I read recently that a number of Pros like to ride the turbo for an hour or so before having breakfast in the morning to jump start the old metabolic system. Which means that now I ride the trainer for an hour in the morning before breakfast. I think the Pros probably do it to lose weight, and I do it partly for that reason but also to burn off the hangover which comes as a result of my status as a semi-professional drinker.
I used to ride an old Tacx trainer, but I found riding the device only slightly preferable to shoving bamboo shoots under my fingernails. Then I got a LeMond Revolution and now I actually look forward to my morning sessions. I’d been interested in the LeMond Revolution trainers for some time, but it wasn’t until I discovered that the device is based on a direct-drive trainer that Greg’s coach built for him in the 80’s that I decided to embark on my new morning ritual at the mercy of one. After all, if it was good enough to help LeMan become a Tour de France winner, then surly it was good enough to help me get less fat and become less of a weakling.
The first thing you notice about these little numbers that you remove the rear wheel from your bike and mount the Revolution in its place. This means no wheel slippage on the mag and what amounts to a remarkably pleasant ride feel. The second thing you notice about the trainer is that its bloody hard to spin up; I start crossed in a 53×26 and can hardly turn the pedals at first, but there is no way I’m shifting into my little ring on a trainer on account of my not being a giant sissy. The third thing you notice is that it’s actually fun to ride; I turn on some old Cycling movies and before I know it, I find my buzzer going off indicating the hour has already passed. I had no idea riding a trainer didn’t have to suck.
But lets be clear: we are road cyclists, and we ride on the road. A long ride in the cold wind and rain is preferable to even an hour on an indoor trainer. But trainers do represent an important training tool and as such should be a part of every Cyclist’s arsenal. I’m on it every morning, and as the season looms I’m looking to it more and more for intervals and power work.
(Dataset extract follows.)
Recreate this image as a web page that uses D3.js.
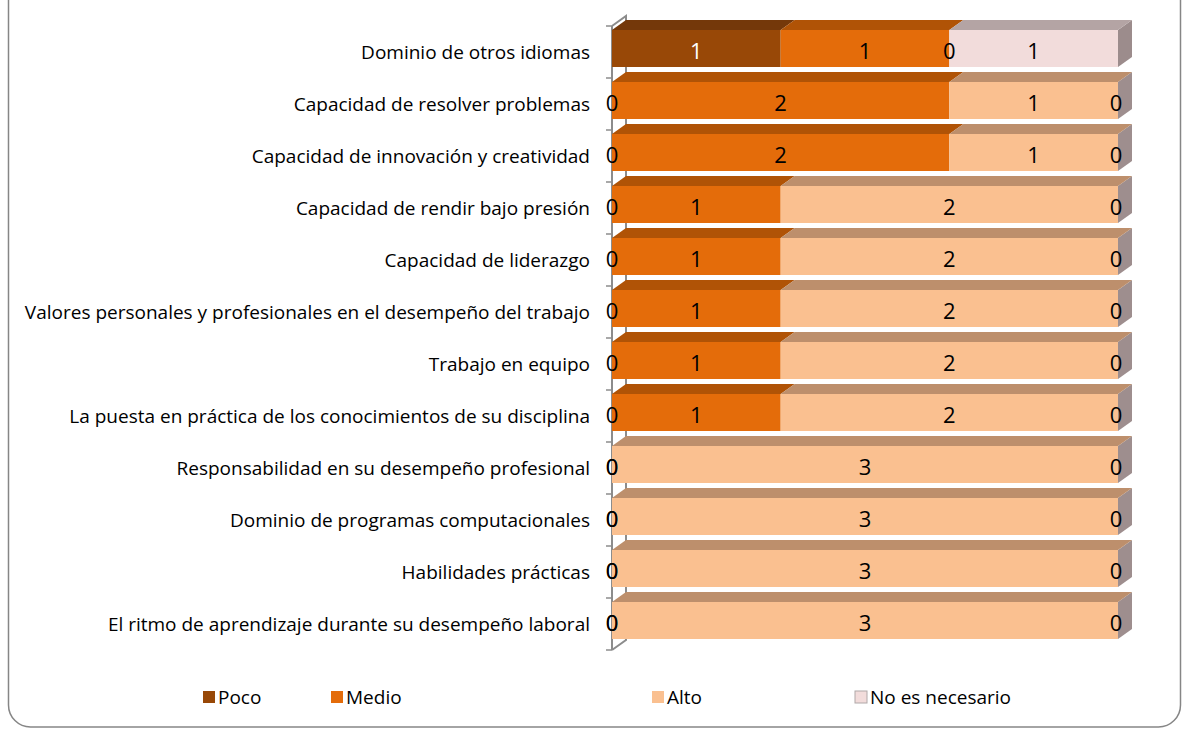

Not to mention that as I prepare for my Hour ride on Festum Prophetae, I’m training Obree Style on my Revolution.
Before we get too carried away with this indoor riding business, let’s review some examples of acceptable reasons to ride a trainer:
- Strength and/or interval training.
- Pedaling technique work.
- Hour Record simulation training.
- Pre-breakfast rides to help lose weight, assuming you still hit the road after breakfast.
- Recovery from injury.
Examples of unacceptable reasons to ride a trainer:
- Its raining outside and you don’t want to get wet.
- Its cold outside and you don’t want to get cold.
- Its windy outside and you don’t want to get blown around.
- Its cold and wet outside and you don’t want to get cold and wet.
- Its cold and wet and windy out and you don’t want to get blown around while getting cold and wet.